Conservation Resource Partners is seeking $500 million for its sixth fund, according to a regulatory filing shown last week.
The firm formerly known as Conservation Forestry will seek investments of at least $5 million for Conservation Resource Capital VI. It has also retained Brattle Advisors, a Boston-based placement agent, the filing shows.
In January, the Exeter, New Hampshire-headquartered firm announced it had appointed Stavros Koutsantonis as managing director of its new Conservation Farming division. Koutsantonis was previously a portfolio manager and head of natural resources and opportunistic strategies at Brookfield Asset Management.
A source familiar with its strategy told Agri Investor that since its founding in 2004, Conservation Resources had raised and invested about $1 billion in a strategy focused on pairing timber investments with capital devoted to conservation efforts.
Feedback from existing investors played a role in the firm’s decision to broaden its strategy beyond timber, the source said, but it was conservation groups that were more vocal about the need for such a vehicle focused on agriculture.

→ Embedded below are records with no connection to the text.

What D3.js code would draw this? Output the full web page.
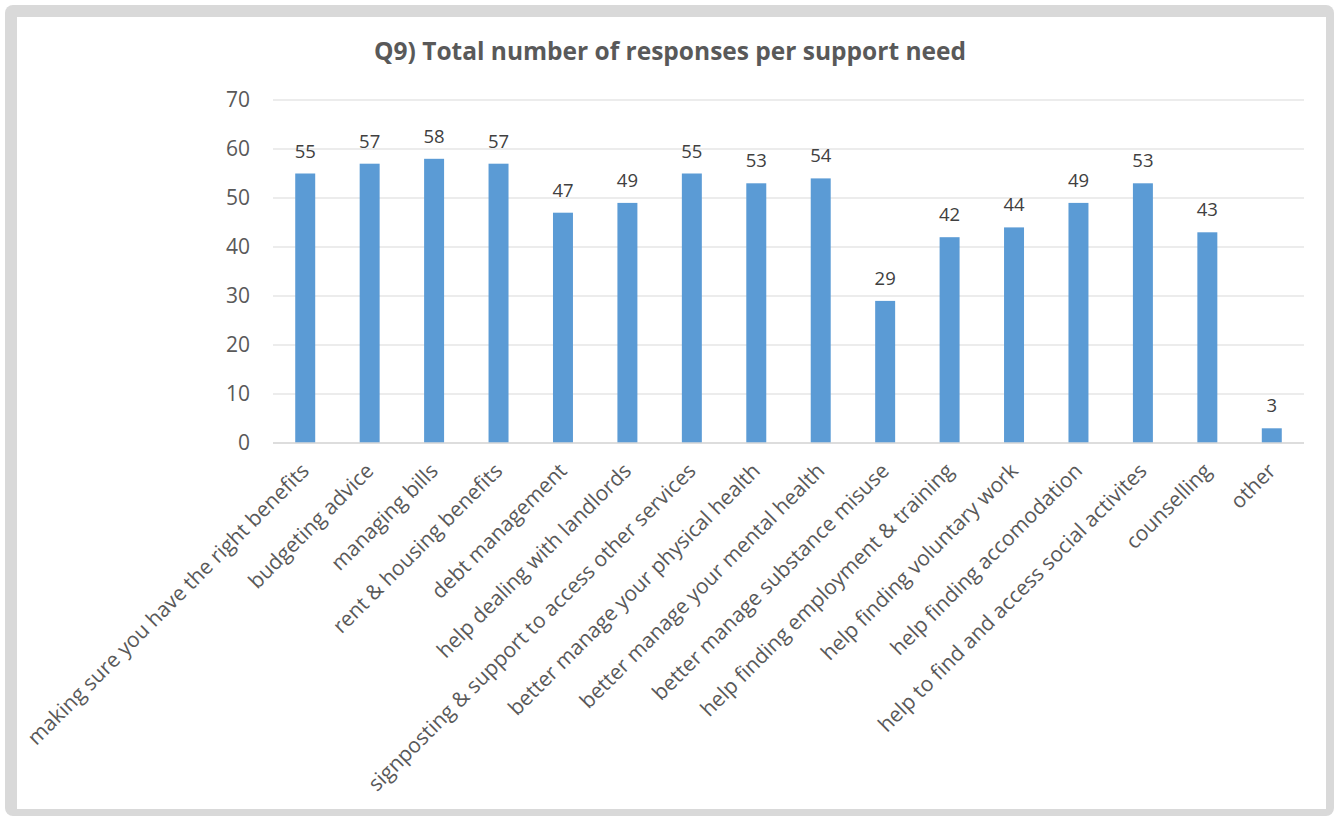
<!DOCTYPE html>
<html>
<head>
<meta charset="utf-8">
<script src="https://cdn.jsdelivr.net/npm/d3@7"></script>
<style>
  body { margin: 0; background: #fff; }
  text { font-family: "Open Sans", "Noto Sans", sans-serif; }
</style>
</head>
<body>
<div id="chart"></div>
<script>
const categories = [
    'making sure you have the right benefits',
    'budgeting advice',
    'managing bills',
    'rent & housing benefits',
    'debt management',
    'help dealing with landlords',
    'signposting & support to access other services',
    'better manage your physical health',
    'better manage your mental health',
    'better manage substance misuse',
    'help finding employment & training',
    'help finding voluntary work',
    'help finding accomodation',
    'help to find and access social activites',
    'counselling',
    'other'
];
const responses = [55, 57, 58, 57, 47, 49, 55, 53, 54, 29, 42, 44, 49, 53, 43, 3];
const yTicks = [0, 10, 20, 30, 40, 50, 60, 70];
const title = 'Q9) Total number of responses per support need';

const width = 1334;
const height = 816;

const svg = d3.select('#chart')
    .append('svg')
        .attr('width', width)
        .attr('height', height);

// frame
svg.append('rect')
    .attr('x', 5).attr('y', 5)
    .attr('width', width - 5).attr('height', height - 5)
    .attr('rx', 8)
    .attr('fill', '#d9d9d9');
svg.append('rect')
    .attr('x', 17).attr('y', 17)
    .attr('width', 1309).attr('height', 792)
    .attr('fill', '#fff');

svg.append('text')
    .attr('x', 670)
    .attr('y', 60)
    .attr('text-anchor', 'middle')
    .attr('font-size', 24.5)
    .attr('font-weight', 'bold')
    .attr('fill', '#595959')
    .text(title);

const x = d3.scaleBand()
    .domain(categories)
    .range([273, 1304])
    .paddingInner(0.69)
    .paddingOuter(0.345);

const y = d3.scaleLinear()
    .domain([0, 70])
    .range([443, 100]);

// gridlines
svg.append('g')
    .selectAll('line')
    .data(yTicks)
    .enter()
    .append('line')
        .attr('x1', 273).attr('x2', 1304)
        .attr('y1', d => y(d)).attr('y2', d => y(d))
        .attr('stroke', '#d9d9d9')
        .attr('stroke-width', 1);

// y axis labels
const yAxis = svg.append('g')
    .attr('transform', 'translate(273,0)')
    .call(d3.axisLeft(y).tickValues(yTicks).tickSize(0).tickPadding(23));
yAxis.select('.domain').remove();
yAxis.selectAll('text')
    .attr('font-size', 21)
    .attr('fill', '#595959')
    .style('font-family', '"Open Sans", sans-serif');

// bars
svg.append('g')
    .selectAll('rect')
    .data(responses)
    .enter()
    .append('rect')
        .attr('x', (d, i) => x(categories[i]))
        .attr('y', d => y(d))
        .attr('width', x.bandwidth())
        .attr('height', d => y(0) - y(d))
        .attr('fill', '#5b9bd5');

// value labels
svg.append('g')
    .selectAll('text')
    .data(responses)
    .enter()
    .append('text')
        .attr('x', (d, i) => x(categories[i]) + x.bandwidth() / 2)
        .attr('y', d => y(d) - 16)
        .attr('text-anchor', 'middle')
        .attr('font-size', 18.5)
        .attr('fill', '#404040')
        .text(d => d);

// x axis line
svg.append('line')
    .attr('x1', 273).attr('x2', 1304)
    .attr('y1', y(0)).attr('y2', y(0))
    .attr('stroke', '#d9d9d9')
    .attr('stroke-width', 1.5);

// category labels
svg.append('g')
    .selectAll('text')
    .data(categories)
    .enter()
    .append('text')
        .attr('transform', d => `translate(${x(d) + x.bandwidth() / 2},${y(0) + 24}) rotate(-45)`)
        .attr('text-anchor', 'end')
        .attr('dy', '0.35em')
        .attr('font-size', 21)
        .attr('fill', '#595959')
        .text(d => d);
</script>
</body>
</html>
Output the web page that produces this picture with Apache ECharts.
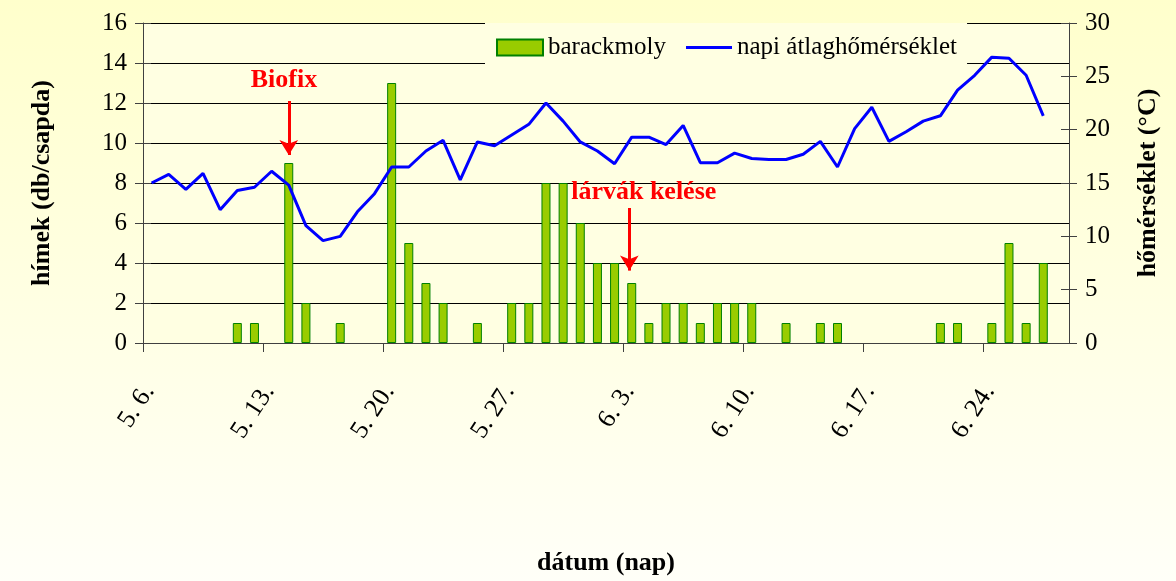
<!DOCTYPE html>
<html>
<head>
<meta charset="utf-8">
<script src="https://cdn.jsdelivr.net/npm/echarts@6/dist/echarts.min.js"></script>
<style>html,body{margin:0;padding:0;}#c{width:1176px;height:581px;}</style>
</head>
<body>
<div id="c"></div>
<script>
// Days (5. 6. – 6. 28.)
const days = ["5. 6.","5. 7.","5. 8.","5. 9.","5. 10.","5. 11.","5. 12.","5. 13.","5. 14.","5. 15.",
  "5. 16.","5. 17.","5. 18.","5. 19.","5. 20.","5. 21.","5. 22.","5. 23.","5. 24.","5. 25.",
  "5. 26.","5. 27.","5. 28.","5. 29.","5. 30.","5. 31.","6. 1.","6. 2.","6. 3.","6. 4.",
  "6. 5.","6. 6.","6. 7.","6. 8.","6. 9.","6. 10.","6. 11.","6. 12.","6. 13.","6. 14.",
  "6. 15.","6. 16.","6. 17.","6. 18.","6. 19.","6. 20.","6. 21.","6. 22.","6. 23.","6. 24.",
  "6. 25.","6. 26.","6. 27.","6. 28."];
const tickLabels = ["5. 6.","5. 13.","5. 20.","5. 27.","6. 3.","6. 10.","6. 17.","6. 24."];
// males per trap (barackmoly)
const moths = [0,0,0,0,0,1,1,0,9,2, 0,1,0,0,13,5,3,2,0,1, 0,2,2,8,8,6,4,4,3,1,
  2,2,1,2,2,2,0,1,0,1, 1,0,0,0,0,0,1,1,0,1, 5,1,4,0];
// daily mean temperature (°C)
const temps = [15.0,15.8,14.4,15.9,12.5,14.3,14.6,16.1,14.8,11.0, 9.6,10.0,12.3,14.0,16.5,16.5,18.0,19.0,15.3,18.85,
  18.5,19.5,20.5,22.5,20.8,18.85,18.0,16.8,19.3,19.3, 18.6,20.4,16.9,16.9,17.8,17.3,17.2,17.2,17.7,18.9,
  16.5,20.1,22.1,18.9,19.8,20.8,21.3,23.7,25.1,26.8, 26.7,25.1,21.3,null];
const leftTicks = {min:0, max:16, interval:2};
const rightTicks = {min:0, max:30, interval:5};
// annotations in data coordinates [day, males]
const notes = [
  {text:"Biofix", at:[8.22,13.14], from:[8.5,12.1], to:[8.5,9.4]},
  {text:"lárvák kelése", at:[29.2,7.53], from:[28.36,6.75], to:[28.36,3.62]}
];

const FONT = "Liberation Serif";
const chart = echarts.init(document.getElementById('c'), null, {renderer:'canvas'});
const plotBg = '#FFFFE2';
const weekPos = tickLabels.map(t=>days.indexOf(t));
const labelPos = weekPos.map(p=>p+0.35);
const barData = moths.map((v,i)=>[i+0.5, v===0?'-':v]);
const lineData = temps.map((v,i)=>[i+0.5, v==null?'-':v]);

chart.setOption({
  animation:false,
  backgroundColor:{type:'linear',x:0,y:0,x2:0,y2:1,colorStops:[{offset:0,color:'#FFFFCC'},{offset:1,color:'#FFFFF8'}]},
  textStyle:{fontFamily:FONT},
  grid:{left:143, right:107, top:23, bottom:235, show:true, backgroundColor:plotBg, borderWidth:0},
  legend:{
    left:485, top:23, padding:[12,10,12,11], backgroundColor:plotBg, itemGap:20,
    itemWidth:46, itemHeight:16,
    textStyle:{fontFamily:FONT, fontSize:25, color:'#000'},
    data:[{name:'barackmoly', icon:'rect'},
          {name:'napi átlaghőmérséklet', icon:'path://M0,0 L46,0 L46,3 L0,3 Z'}]
  },
  xAxis:{
    type:'value', min:0, max:days.length, interval:7,
    axisLine:{show:true, lineStyle:{color:'#404040', width:1}},
    axisTick:{show:true, length:9, lineStyle:{color:'#404040'}, customValues:weekPos},
    splitLine:{show:false},
    axisLabel:{rotate:57, margin:44, fontFamily:FONT, fontSize:26, color:'#000',
      customValues:labelPos,
      formatter:(v)=>days[Math.floor(v)]||''},
    name:'dátum (nap)', nameLocation:'middle', nameGap:207,
    nameTextStyle:{fontFamily:FONT, fontSize:26, fontWeight:'bold', color:'#000'}
  },
  yAxis:[
    {type:'value', position:'left', min:leftTicks.min, max:leftTicks.max, interval:leftTicks.interval,
      axisLine:{show:true, lineStyle:{color:'#404040'}},
      axisTick:{show:true, length:8, lineStyle:{color:'#404040'}},
      splitLine:{show:true, lineStyle:{color:'#000', width:1}},
      axisLabel:{margin:16, fontFamily:FONT, fontSize:25, color:'#000'},
      name:'hímek (db/csapda)', nameLocation:'middle', nameRotate:90, nameGap:88,
      nameTextStyle:{fontFamily:FONT, fontSize:26, fontWeight:'bold', color:'#000'}},
    {type:'value', position:'right', min:rightTicks.min, max:rightTicks.max, interval:rightTicks.interval,
      axisLine:{show:true, lineStyle:{color:'#404040'}},
      axisTick:{show:true, length:8, lineStyle:{color:'#404040'}},
      splitLine:{show:false},
      axisLabel:{margin:16, fontFamily:FONT, fontSize:25, color:'#000'},
      name:'hőmérséklet (°C)', nameLocation:'middle', nameRotate:90, nameGap:66,
      nameTextStyle:{fontFamily:FONT, fontSize:26, fontWeight:'bold', color:'#000', verticalAlign:'top'}},
    {type:'value', position:'left', min:leftTicks.min, max:leftTicks.max, interval:leftTicks.interval,
      axisLine:{show:false}, axisLabel:{show:false}, splitLine:{show:false},
      axisTick:{show:true, inside:true, length:8, lineStyle:{color:'#404040'}}},
    {type:'value', position:'right', min:rightTicks.min, max:rightTicks.max, interval:rightTicks.interval,
      axisLine:{show:false}, axisLabel:{show:false}, splitLine:{show:false},
      axisTick:{show:true, inside:true, length:8, lineStyle:{color:'#404040'}}}
  ],
  series:[
    {name:'barackmoly', type:'bar', yAxisIndex:0, barWidth:9, data:barData,
      itemStyle:{color:'#99CC00', borderColor:'#008000', borderWidth:1},
      markPoint:{
        symbol:'rect', symbolSize:1, itemStyle:{color:'rgba(0,0,0,0)'},
        label:{show:true, position:'inside', fontFamily:FONT, fontSize:26, fontWeight:'bold', color:'#FF0000',
          formatter:(p)=>p.name},
        data:notes.map(n=>({name:n.text, coord:n.at}))
      },
      markLine:{
        silent:true, symbol:['none','arrow'], symbolSize:[14,15],
        lineStyle:{color:'#FF0000', width:3, type:'solid'}, label:{show:false},
        data:notes.map(n=>[{coord:n.from},{coord:n.to}])
      }
    },
    {name:'napi átlaghőmérséklet', type:'line', yAxisIndex:1, data:lineData, showSymbol:false, symbol:'none',
      lineStyle:{color:'#0000FF', width:3}, itemStyle:{color:'#0000FF'}}
  ]
});
</script>
</body>
</html>
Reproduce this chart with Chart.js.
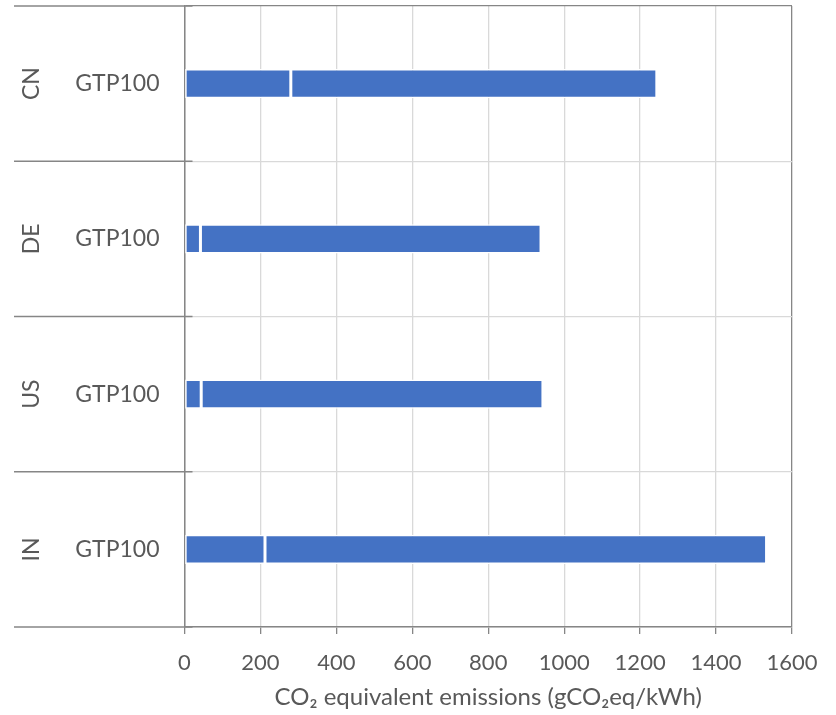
<!DOCTYPE html>
<html>
<head>
<meta charset="utf-8">
<script src="https://cdn.jsdelivr.net/npm/chart.js@4.4.1/dist/chart.umd.min.js"></script>
<style>
  html, body { margin: 0; padding: 0; background: #fff; }
</style>
</head>
<body>
<canvas id="chart" width="836" height="715"></canvas>
<script>
// values
const countries = ['CN', 'DE', 'US', 'IN'];
const metrics = ['GTP100', 'GTP100', 'GTP100', 'GTP100'];
const supplyChain = [280, 42, 44, 212];
const combustion = [964, 897, 900, 1321];
const xTicks = [0, 200, 400, 600, 800, 1000, 1200, 1400, 1600];

const textColor = '#595959';
const axisColor = '#868686';
const gridColor = '#d9d9d9';
const barColor = '#4472c4';
const font = { family: 'Lato', size: 22 };

// dark separators between country groups, running across the label area
const groupLines = {
  id: 'groupLines',
  afterDraw(chart) {
    const y = chart.scales.y;
    const outer = chart.scales.country;
    const ctx = chart.ctx;
    ctx.save();
    ctx.strokeStyle = axisColor;
    ctx.lineWidth = 1.5;
    for (let i = 0; i <= countries.length; i++) {
      const py = y.getPixelForValue(i - 0.5);
      ctx.beginPath();
      ctx.moveTo(outer.left, py);
      ctx.lineTo(chart.chartArea.left + 8, py);
      ctx.stroke();
    }
    ctx.restore();
  }
};

const barStyle = {
  backgroundColor: barColor,
  borderColor: '#ffffff',
  borderWidth: 1.5,
  borderSkipped: false,
  barPercentage: 0.19,
  categoryPercentage: 1
};

const noPadding = (s) => {
  s.paddingTop = 0;
  s.paddingBottom = 0;
  s.paddingLeft = 0;
  s.paddingRight = 0;
};

new Chart(document.getElementById('chart'), {
  type: 'bar',
  data: {
    labels: metrics,
    datasets: [
      { label: 'Supply chain', data: supplyChain, ...barStyle },
      { label: 'Combustion', data: combustion, ...barStyle }
    ]
  },
  options: {
    indexAxis: 'y',
    responsive: false,
    animation: false,
    layout: { padding: { left: 14, right: 44, top: 6, bottom: 0 } },
    plugins: {
      legend: { display: false },
      tooltip: { enabled: false }
    },
    scales: {
      x: {
        type: 'linear',
        stacked: true,
        min: 0,
        max: 1600,
        afterBuildTicks: (s) => { s.ticks = xTicks.map((v) => ({ value: v })); },
        afterFit: (s) => { s.height = 88; noPadding(s); },
        border: { color: axisColor, width: 1.5 },
        grid: {
          color: (c) => (c.tick && c.tick.value === 1600 ? axisColor : gridColor),
          lineWidth: 1.3,
          tickLength: 7,
          tickColor: axisColor
        },
        ticks: {
          color: textColor,
          font: font,
          padding: 16,
          maxRotation: 0,
          callback: (v) => String(v)
        },
        title: {
          display: true,
          text: 'CO₂ equivalent emissions (gCO₂eq/kWh)',
          color: textColor,
          font: { family: 'Lato', size: 24 },
          padding: { top: 0, bottom: 3 }
        }
      },
      y: {
        type: 'category',
        stacked: true,
        position: 'left',
        weight: 0,
        afterFit: (s) => { s.width = 118.5; noPadding(s); },
        border: { color: axisColor, width: 1.5 },
        grid: {
          offset: true,
          drawTicks: false,
          color: (c) => (c.index === 0 ? axisColor : gridColor),
          lineWidth: 1.3
        },
        ticks: { color: textColor, font: { family: 'Lato', size: 23 }, padding: 25 }
      },
      country: {
        type: 'category',
        labels: countries,
        position: 'left',
        weight: 1,
        afterFit: (s) => { s.width = 52; noPadding(s); },
        border: { display: false },
        grid: { display: false, drawTicks: false },
        ticks: {
          color: textColor,
          font: { family: 'Lato', size: 23 },
          padding: 18,
          crossAlign: 'center',
          minRotation: 90,
          maxRotation: 90
        }
      }
    }
  },
  plugins: [groupLines]
});
</script>
</body>
</html>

“On the private equity side, no one had concertedly come in with a specific strategy like this, to work in agriculture with conservation and help them with their goals,” the source said. “It is the view of Conservation that we are doing a great job in being able to feed the world, but there are some unintended consequences of intensive agriculture that can be mitigated.”
Conservation Resources’ agricultural strategy will be distinct from its timber investments and target both row and permanent crop assets opportunistically across the US, according to the source. The firm expects to begin investing from the vehicle this year.
Family offices have traditionally been the focus of Conservation Resources’ domestic fundraising efforts, the source said, adding that for Fund VI the firm plans to increase its outreach to public and private pensions in the US and Europe.
While the firm has counted US public pensions – including the $12.9 billion New Mexico Educational Retirement Board – among LPs in its past vehicles, European institutions have demonstrated more appetite for the firm’s conservation-minded approach, though domestic interest is growing, the source said.
As part of its effort to determine the feasibility of a conservation-focused agriculture strategy, Conservation Resources structured a deal that involved an acquisition of a Midwest grazing ranch containing endangered species habitat, selling a conservation easement on the property and then entering into a management plan in co-operation with state agencies.
Though that transaction was ultimately not carried out, the source said, Conservation Resources has received indications of significant interest in agricultural property-focused conservation easements and other private sector approaches to conservation. According to the source, capital for such investments are likely to come from foundations, non-governmental organizations, philanthropies and state-linked bodies, with water issues frequently of particular interest.